'Superstar' Lee Kiefer led Notre Dame's drive to fencing title
Entering last weekend’s NCAA championships as a three-time NCAA champion, two-time Olympian and the current No. 1 women’s foilist in the world, Lee Kiefer had won a few high-profile bouts in her fencing career.
But when the Notre Dame senior from Versailles, Ky., out-touched Cornell’s Lyubov Kiriakidi, 5-1, during preliminary-round action Sunday in Indianapolis, Kiefer added a new line to her resume: NCAA team champion.
Not that anyone bothered to tell her.
Kiefer’s victory set off a celebration among the Irish contingent inside the Indiana Farmers Coliseum; they knew she had just clinched Notre Dame's ninth team championship in program history and the first since 2011.
Kiefer didn’t, though.
“I had no idea what was going on,” Kiefer said. “I was like, ‘Oh my gosh, there’s so many people cheering for me’ afterward, but I wasn’t even fencing anyone that cool.”
Not that the team championship was a nail-biter: Notre Dame tallied 186 points over the weekend — well ahead of runner-up Ohio State’s 161 — and the most by an NCAA champion since Penn State’s 191 in 2010. The 25-point margin was also the largest in the last 20 years.
Out on the foil strip, Kiefer rapidly pieced together the context clues.
“There were flags waving around,” Kiefer said. “Everyone was hugging each other, some people were crying — it was beautiful.”
Kiefer wasn’t finished, though.
In the foil title bout, Keifer scored four of the first five touches against Ohio State’s Alanna Goldie to build a lead she never relinquished. The NCAA champion in 2012, 2013 and 2014 reclaimed her crown with a 15-9 victory after taking a year off to train, qualify and compete for Team USA in Rio de Janeiro last summer.

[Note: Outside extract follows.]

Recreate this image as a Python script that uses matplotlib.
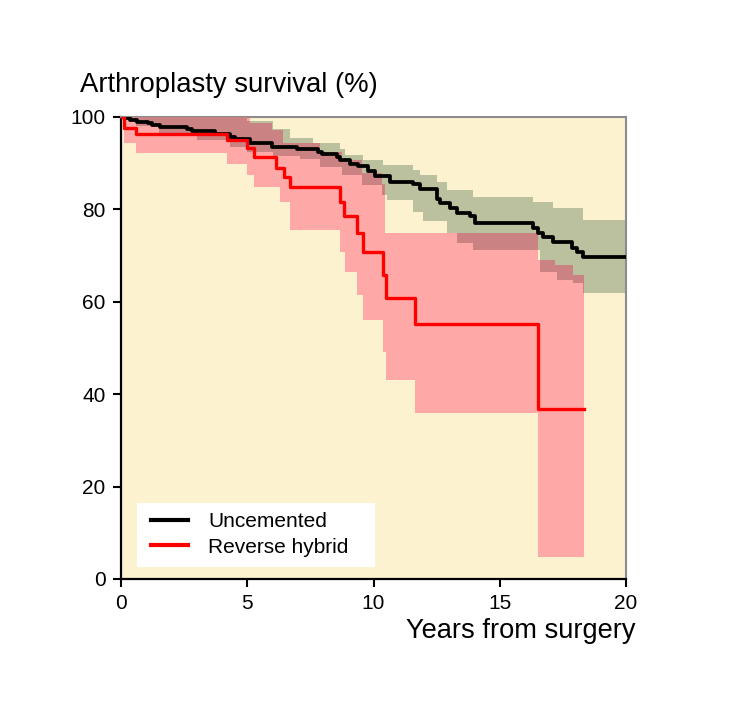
import numpy as np
import matplotlib
matplotlib.use("Agg")
import matplotlib.pyplot as plt
from matplotlib.patches import Rectangle

plt.rcParams['font.family'] = ['Liberation Sans', 'DejaVu Sans']

# Uncemented: Kaplan-Meier steps (years, survival %)
unc_t = [0, 0.1, 0.36, 0.62, 1.08, 1.21, 1.54, 2.6, 2.8, 3.72, 4.32, 4.51, 5.11, 5.97,
         6.96, 7.81, 7.95, 8.54, 8.67, 9.07, 9.4, 9.8, 10.06, 10.65, 11.58, 11.84,
         12.5, 12.63, 13.03, 13.3, 13.82, 14.02, 16.33, 16.53, 16.73, 17.12, 17.85,
         18.05, 18.31]
unc_s = [100, 99.7, 99.4, 99.0, 98.6, 98.3, 97.9, 97.3, 97.0, 96.4, 95.7, 95.2, 94.3, 93.6,
         93.0, 92.5, 91.9, 91.4, 90.7, 89.9, 89.3, 88.4, 87.3, 86.0, 85.4, 84.4,
         82.3, 81.4, 80.3, 79.3, 78.5, 77.0, 75.9, 74.8, 74.0, 73.0, 71.6,
         70.8, 69.8]
unc_end = 20.0

unc_hi_t = [0, 5.0, 6.0, 6.69, 7.62, 8.67, 8.87, 9.6, 10.39, 11.58, 11.84, 12.5, 12.9,
            13.95, 16.33, 17.12, 18.31]
unc_hi = [100, 99.2, 97.5, 95.5, 94.3, 93.0, 91.8, 90.7, 89.6, 88.5, 87.4, 86.0, 84.2,
          82.7, 81.7, 80.2, 77.7]
unc_lo_t = [0, 0.6, 1.5, 3.0, 4.3, 5.0, 6.0, 7.09, 7.88, 8.74, 9.53, 10.32, 10.52, 11.58,
            11.97, 12.9, 13.3, 13.95, 16.6, 17.25, 17.91, 18.31]
unc_lo = [99.5, 98.0, 96.5, 95.0, 93.5, 92.5, 91.5, 91.0, 89.2, 87.4, 85.3, 83.1, 82.0, 79.5,
          77.4, 74.8, 72.7, 71.2, 66.5, 64.7, 64.0, 61.8]

# Reverse hybrid
rev_t = [0, 0.1, 0.6, 4.2, 5.0, 5.25, 6.15, 6.45, 6.7, 8.67, 8.85, 9.33, 9.6, 10.36,
         10.5, 11.64, 16.5]
rev_s = [100, 97.7, 96.3, 95.0, 93.2, 91.4, 88.9, 87.1, 84.9, 81.7, 78.6, 75.0, 70.8, 65.8,
         60.8, 55.1, 36.8]
rev_end = 18.35

rev_hi_t = [0, 5.11, 5.97, 6.4, 7.88, 8.74, 9.53, 10.32, 10.46, 16.5, 17.2, 17.9]
rev_hi = [100, 98.6, 97.2, 94.4, 92.5, 90.7, 87.8, 85.6, 75.0, 69.0, 68.0, 65.8]
rev_lo_t = [0, 0.1, 0.6, 4.2, 5.0, 5.25, 6.3, 6.7, 8.67, 8.87, 9.33, 9.6, 10.36, 10.5,
            11.64, 16.5]
rev_lo = [100, 94.3, 92.1, 89.8, 87.4, 84.9, 81.7, 75.5, 70.8, 66.5, 61.5, 56.1, 49.2, 43.1,
          35.9, 4.8]

labels = ['Uncemented', 'Reverse hybrid']

bg = '#fcf2cf'
pink = '#ffa8a8'
green = '#bbc09e'
dark = '#cb8282'


def step_at(t, v, x):
    idx = np.searchsorted(np.asarray(t), x, side='right') - 1
    return np.asarray(v)[np.clip(idx, 0, None)]


def band(lo_t, lo, hi_t, hi, end):
    grid = np.unique(np.concatenate([lo_t, hi_t, [end]]))
    grid = grid[grid <= end]
    return grid, step_at(lo_t, lo, grid), step_at(hi_t, hi, grid)


fig = plt.figure(figsize=(7.56, 7.2), dpi=100)
ax = fig.add_axes([121 / 756, 1 - 579 / 720, 505 / 756, 462 / 720])
ax.set_facecolor(bg)

g_x, g_lo, g_hi = band(unc_lo_t, unc_lo, unc_hi_t, unc_hi, unc_end)
r_x, r_lo, r_hi = band(rev_lo_t, rev_lo, rev_hi_t, rev_hi, rev_end)
ax.fill_between(g_x, g_lo, g_hi, step='post', color=green, lw=0, zorder=1)
ax.fill_between(r_x, r_lo, r_hi, step='post', color=pink, lw=0, zorder=2)

# overlap of the two confidence bands
o_x = np.unique(np.concatenate([g_x, r_x]))
o_x = o_x[o_x <= rev_end]
o_lo = np.maximum(step_at(g_x, g_lo, o_x), step_at(r_x, r_lo, o_x))
o_hi = np.minimum(step_at(g_x, g_hi, o_x), step_at(r_x, r_hi, o_x))
o_hi = np.maximum(o_hi, o_lo)
ax.fill_between(o_x, o_lo, o_hi, step='post', color=dark, lw=0, zorder=3)

ax.step(unc_t + [unc_end], unc_s + [unc_s[-1]], where='post', color='black', lw=2.7,
        zorder=6, label=labels[0])
ax.step(rev_t + [rev_end], rev_s + [rev_s[-1]], where='post', color='#ff0000', lw=2.4,
        zorder=6, label=labels[1])

ax.set_xlim(0, 20)
ax.set_ylim(0, 100)
ax.set_xticks([0, 5, 10, 15, 20])
ax.set_yticks([0, 20, 40, 60, 80, 100])
ax.tick_params(direction='out', length=6, width=1.5, labelsize=15, pad=5, color='black')
for s in ['left', 'bottom']:
    ax.spines[s].set_color('black')
    ax.spines[s].set_linewidth(1.6)
for s in ['top', 'right']:
    ax.spines[s].set_color('#8c8c8c')
    ax.spines[s].set_linewidth(1.5)

ax.add_patch(Rectangle((0.032, 0.026), 0.471, 0.1385, transform=ax.transAxes,
                       facecolor='white', edgecolor='none', zorder=7))
leg = ax.legend(loc='upper left', bbox_to_anchor=(0.047, 0.158), frameon=False, fontsize=15,
                handlelength=1.8, handletextpad=0.95, labelspacing=0.3, borderpad=0.3,
                borderaxespad=0)
leg.set_zorder(8)
for line in leg.get_lines():
    line.set_linewidth(3.0)

fig.text(80 / 756, 1 - 92 / 720, 'Arthroplasty survival (%)', fontsize=19.8, va='baseline')
fig.text(636 / 756, 1 - 638 / 720, 'Years from surgery', fontsize=19.6, va='baseline', ha='right')

fig.savefig('out.png', dpi=100, facecolor='white')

Kiefer became just the third collegiate fencer to win four NCAA championships, joining NYU’s Michael Lofton (sabre, 1984-1987) and Penn State’s Olga Kalinovskaya (foil, 1993-1996).
“It’s been one of the best weeks of my life,” Kiefer said.
“History was made,” Irish head coach Gia Kvaratskhelia said of Kiefer. “It’s special, it’s very special. We have a superstar of monumental proportion. We can compare (her) to any others in their craft — the (Michael) Jordans or anyone — and it will not be unfair to tell you that she’s that level.”
Kiefer was not the only Irish woman to receive individual hardware. Junior sabre Francesca Russo, from Wayne, N.J., claimed her second individual title in a bout that came down to the final touch against Penn State’s Teodora Kakhiani.
As the pair approached each other, tied 14-14 in a race capped at 15, Russo lost her footing slightly.
“I’ve been trying to watch the last point,” Russo said. “I think I slipped, but then I just kind of hit her out of nowhere. I don’t know what happened.
“The individual part is just the sweet ending.”
“Two out of three NCAA (championships), also incredible,” Kvaratskhelia said of Russo. “She’s pretty close to following Lee’s footsteps. … They’re the ultimate competitors with an incredible sense of work ethic every single day.”
After the men’s side of the competition concluded Friday, the Irish were already in front by eight over the Buckeyes — with arguably Notre Dame’s stronger half still to fence.
“The key was no one out of 12 underperformed,” Kvaratskhelia said. “Everyone performed pretty much to their highest potential.”
Notre Dame finishers (preliminary records, used for team score)
Women’s Foil: 1. Lee Kiefer (20-3), 5. Sabrina Massialas (19-4); Women’s Epee: T3. Amanda Sirico (20-3), 14. Madeline Antekeier (10-13); Women’s Sabre: 1. Francesca Russo (20-3), 15. Tara Hassett (11-12)
Men’s Foil: 6. Kristjan Archer (15-8), 8. Axel Kiefer (15-8); Men’s Epee: T3. Ariel Simmons (15-8), 13. Dylan French (12-11); Men’s Sabre: 5. Jonah Shainberg (15-8), 8. Jonathan Fitzgerald (14-9).
1. Notre Dame, 186; 2 Ohio State, 161; 3. Columbia, 152; 4. Princeton, 145; 5. Harvard, 124.